Chipotle is still the king (or rey) of Mexican restaurant chains. But are its best days behind it?
Shares of Chipotle (CMG) fell more than 6% Tuesday after the company said that a key measure of sales growth in 2015 may be lower than what Wall Street had expected.
Of course, long-term investors shouldn't be crying in their burrito bowls. The stock is up more than 650% in the past five years.
But Chipotle may be a victim of its own success. It has proven that there is demand for higher-priced burritos, tacos and quesadillas in a "fast casual" atmosphere in a way that Taco Bell (owned by Yum! Brands (YUM)) never did.
The mighty Q. Enter Qdoba. Chipotle may have the most to fear from this burrito upstart, which currently has more than 600 locations nationwide. Chipotle has more than 1,700 restaurants.
Qdoba, a subsidiary of burger joint Jack in the Box (JACK), announced earlier this month that it will offer guacamole, fajita vegetables, queso and some other "extras" for no additional cost to consumers.
That's a bold move. It could hurt Qdoba's profit margins, particularly since the price of avocados, limes and many other food items used in Mexican cuisine are on the rise. But it's also a clear sign that Qdoba wants to take market share away from Chipotle.
Qdoba fans swear that its food is tastier than the more well-known fare from Chipotle. And if you Google the term "Chipotle vs. Qdoba", you'll find a spirited debate -- with Qdoba often winding up on top in side-by-side burrito taste tests.
Investors have taken notice as well. Shares of Jack in the Box are up 37% this year, compared to a 15% jump for Chipotle. And Jack in the Box's stock is not far from its all-time high either.
Qdoba is the reason why Wall Street is so excited. Its same-store sales (which measures sales at restaurants open for a year) increased 7.5% in its most recent quarter from a year ago. Sales at the Jack in the Box restaurants were up just 2.4% during the same period.
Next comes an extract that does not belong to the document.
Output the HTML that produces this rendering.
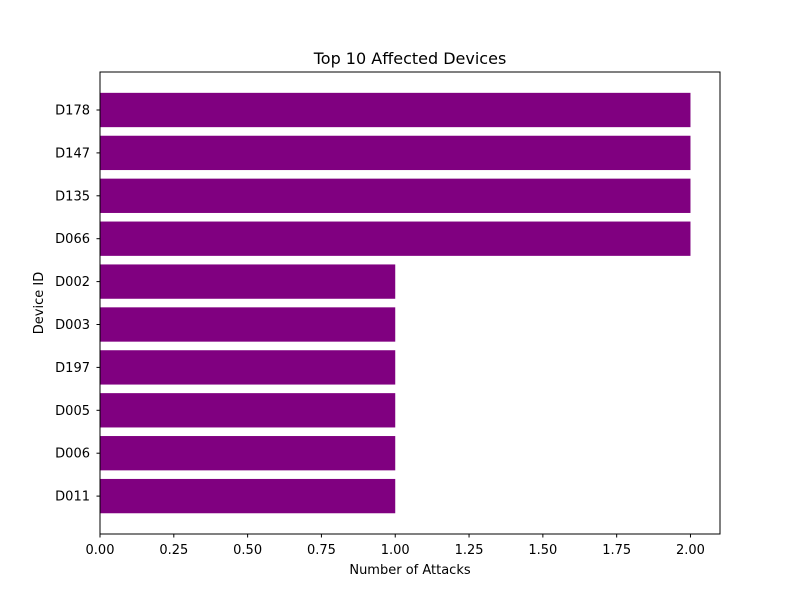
<!DOCTYPE html>
<html><head><meta charset="utf-8"><style>
body{margin:0;background:#fff;}
svg text{font-family:"DejaVu Sans","Liberation Sans",sans-serif;}
</style></head><body>
<svg width="800" height="600" xmlns="http://www.w3.org/2000/svg">
<g id="bars"></g>
<g id="xt"></g>
<g id="yt"></g>
<rect x="100" y="72" width="620" height="462" fill="none" stroke="#000" stroke-width="1"/>
<text x="410" y="64" font-size="16" text-anchor="middle">Top 10 Affected Devices</text>
<text x="410" y="574" font-size="13" text-anchor="middle">Number of Attacks</text>
<text x="0" y="0" font-size="13" text-anchor="middle" transform="translate(43,303) rotate(-90)">Device ID</text>
</svg>
<script>
const devices=["D178","D147","D135","D066","D002","D003","D197","D005","D006","D011"];
const attacks=[2,2,2,2,1,1,1,1,1,1];
const xTicks=[0,0.25,0.5,0.75,1,1.25,1.5,1.75,2];
const xTickLabels=["0.00","0.25","0.50","0.75","1.00","1.25","1.50","1.75","2.00"];
const NS="http://www.w3.org/2000/svg";
const xMax=Math.max(...attacks)*1.05;
const x=v=>100+v/xMax*620;
const n=devices.length;
const step=42.9;
const y=i=>110+i*step;
function mk(t,a,p){const e=document.createElementNS(NS,t);for(const k in a)e.setAttribute(k,a[k]);p.appendChild(e);return e;}
const bars=document.getElementById('bars'),xt=document.getElementById('xt'),yt=document.getElementById('yt');
devices.forEach((d,i)=>{
 const r=mk('rect',{x:x(0),y:y(i)-step*0.4,width:x(attacks[i])-x(0),height:step*0.8,fill:'#800080'},bars);
 
 
 const l=mk('line',{x1:100,x2:96.5,y1:y(i),y2:y(i),stroke:'#000'},yt);
 
 
 const t=mk('text',{x:90,y:y(i)+4.5,'font-size':13,'text-anchor':'end'},yt);
 t.textContent=d;
 
 
});
xTicks.forEach((v,i)=>{
 const l=mk('line',{x1:x(v),x2:x(v),y1:534,y2:537.5,stroke:'#000'},xt);
 
 
 const t=mk('text',{x:x(v),y:554,'font-size':13,'text-anchor':'middle'},xt);
 t.textContent=xTickLabels[i];
 
 
});
</script>
</body></html>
The company has embraced social media, with big Facebook, Instagram and Twitter campaigns for its Mango Mojo sauce and various queso combinations. It had customers vote for their favorite cheese sauce this spring in a showdown it dubbed #QuesoBliss.
Chipotle is still doing extremely well. Now it's worth noting that Chipotle's growth is much higher than Qdoba's. Its same-store sales rose nearly 20% in the quarter.
So why are investors so bummed? It's because Chipotle is predicting that same-store sales will only rise in the low-to-mid single-digits next year.
Wall Street is all about momentum right now. Qdoba has more of it. It reported same-store sales growth of just 1.3% a year ago. Sales growth is on the upswing while Chipotle seems to be finding it difficult to keep its muy caliente pace of sales increases intact.
It shouldn't be a surprise. This happens to most high-growth consumer companies. Inevitably, they reach a saturation point and also have to deal with tougher competition. Just ask Starbucks (SBUX) and Whole Foods (WFM).
It doesn't help that Chipotle trades at a price that's more gourmet than fast casual. Even after Tuesday's drop, the stock is valued at 35 times 2015 earnings estimates. Jack in the Box trades at 24 times 2015 forecasts. That's not a screaming bargain either. But it's a lot cheaper than Chipotle.